Transitional Flows Within Cooled HP Turbines

Abstract

Abstract All modern gas turbines, from a small business jet to a large civil engine, make use of film cooling within the HP turbine. Transition on the blade surfaces has a large impact on blade heat transfer and profile loss. Many studies have considered the role of freestream turbulence and surface roughness on transition, yet no systematic study of the role of film cooling on transition has been reported. This paper shows that film cooling is as potent at causing transition as roughness typically found on the suction surface of end-of-life engines, and more so than freestream turbulence. For the blades tested, film cooling induced transition begins at the rear of the suction surface, the transition point moving forward to the film cooling hole with a doubling in Reynolds number.

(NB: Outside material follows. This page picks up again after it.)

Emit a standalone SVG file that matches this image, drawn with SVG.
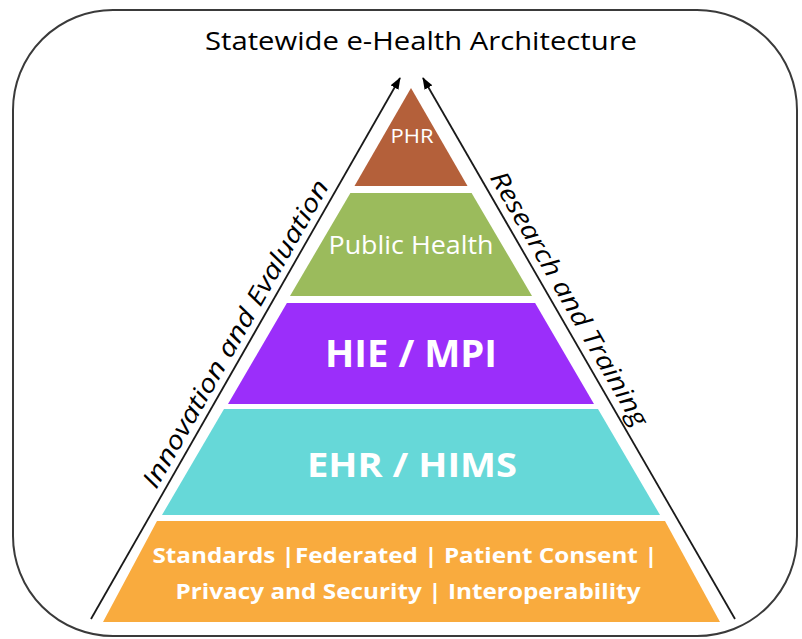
<svg xmlns="http://www.w3.org/2000/svg" width="802" height="639" viewBox="0 0 802 639">
  <style>
    .frame { fill: #ffffff; stroke: #3a3a3a; stroke-width: 2; }
    .conn { stroke: #1a1a1a; stroke-width: 1.8; fill: none; }
    .lbl { fill: #ffffff; font-family: "Open Sans", "Liberation Sans", sans-serif; text-anchor: middle; }
    .side { fill: #000000; font-family: "Open Sans", "Liberation Sans", sans-serif; font-style: italic; font-size: 25px; text-anchor: middle; }
    .title { fill: #000000; font-family: "Open Sans", "Liberation Sans", sans-serif; font-size: 25px; text-anchor: middle; }
  </style>
  <defs>
    <marker id="arrow" viewBox="0 0 12 9" refX="11" refY="4.5" markerWidth="12" markerHeight="9" orient="auto" markerUnits="userSpaceOnUse">
      <path d="M0,0 L12,4.5 L0,9 z" fill="#000000"/>
    </marker>
  </defs>
  <rect class="frame" x="13" y="10" width="784" height="626" rx="100" ry="100"/>
  <text class="title" x="421" y="50" textLength="432" lengthAdjust="spacingAndGlyphs">Statewide e-Health Architecture</text>

  <g id="layer-phr">
    <polygon points="411,88 467.5,186 354.5,186" fill="#B4603A"/>
    <text class="lbl" x="412" y="143" font-size="20" font-family="Liberation Sans, sans-serif" textLength="43" lengthAdjust="spacingAndGlyphs">PHR</text>
  </g>
  <g id="layer-public-health">
    <polygon points="350.4,193 471.6,193 532,296 290,296" fill="#9BBB5C"/>
    <text class="lbl" x="411" y="254" font-size="26" textLength="165" lengthAdjust="spacingAndGlyphs" fill="#F5F5E8">Public Health</text>
  </g>
  <g id="layer-hie-mpi">
    <polygon points="286.9,303 535.1,303 594,404 228,404" fill="#9B2EFA"/>
    <text class="lbl" x="411" y="367" font-size="37" font-weight="bold" textLength="172" lengthAdjust="spacingAndGlyphs">HIE / MPI</text>
  </g>
  <g id="layer-ehr-hims">
    <polygon points="224,409 598,409 660,515 162,515" fill="#66D8D8"/>
    <text class="lbl" x="412" y="477" font-size="34" font-weight="bold" textLength="210" lengthAdjust="spacingAndGlyphs">EHR / HIMS</text>
  </g>
  <g id="layer-standards">
    <polygon points="157,521 665,521 720,622 103,622" fill="#F9AB3E"/>
    <text class="lbl" x="405" y="563" font-size="22" font-weight="bold" textLength="505" lengthAdjust="spacingAndGlyphs">Standards |Federated | Patient Consent |</text>
    <text class="lbl" x="408" y="599" font-size="22" font-weight="bold" textLength="465" lengthAdjust="spacingAndGlyphs">Privacy and Security | Interoperability</text>
  </g>

  <g id="connectors">
    <line class="conn" x1="91" y1="619" x2="400" y2="78" marker-end="url(#arrow)"/>
    <line class="conn" x1="735" y1="619" x2="423" y2="78" marker-end="url(#arrow)"/>
  </g>

  <g id="side-labels">
    <text class="side" transform="translate(243,338) rotate(-60.3)" textLength="350" lengthAdjust="spacingAndGlyphs">Innovation and Evaluation</text>
    <text class="side" transform="translate(562,303) rotate(60)" textLength="290" lengthAdjust="spacingAndGlyphs">Research and Training</text>
  </g>
</svg>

Averaging the acceleration parameter over a fixed distance downstream of the cooling hole collapses the transitional behaviour for varied film ejection locations. A model is proposed to capture the Reynolds sensitivity of film cooling induced transition. The simultaneous presence of freestream turbulence and roughness as well as film cooling, are shown to enhance transition compared to any mechanism in isolation, despite the localised nature of the film cooling holes. It is likely that the combined effect of the mechanisms is maximised when each mechanism in isolation would result in transition at a similar Reynolds number. Therefore a method of mapping each transition mechanism in isolation is demonstrated to identify which mechanism is dominant, the proximity of other mechanisms and hence their likely enhancement of transition. By testing combinations of film cooling, roughness and freestream turbulence typical of a cooled HP rotor the transitional region is found to cover the range 300,000 < Rex < 1,000,000, where transition will be primarily dependent on surface roughness and film cooling. Below Rex = 300,000 transition is likely via a laminar separation bubble and above Rex = 1,000,000 the suction surface boundary layers will be fully turbulent. Large civil engines sit within the top of the transitional range at cruise and smaller engines span the entire range between cruise and take-off conditions.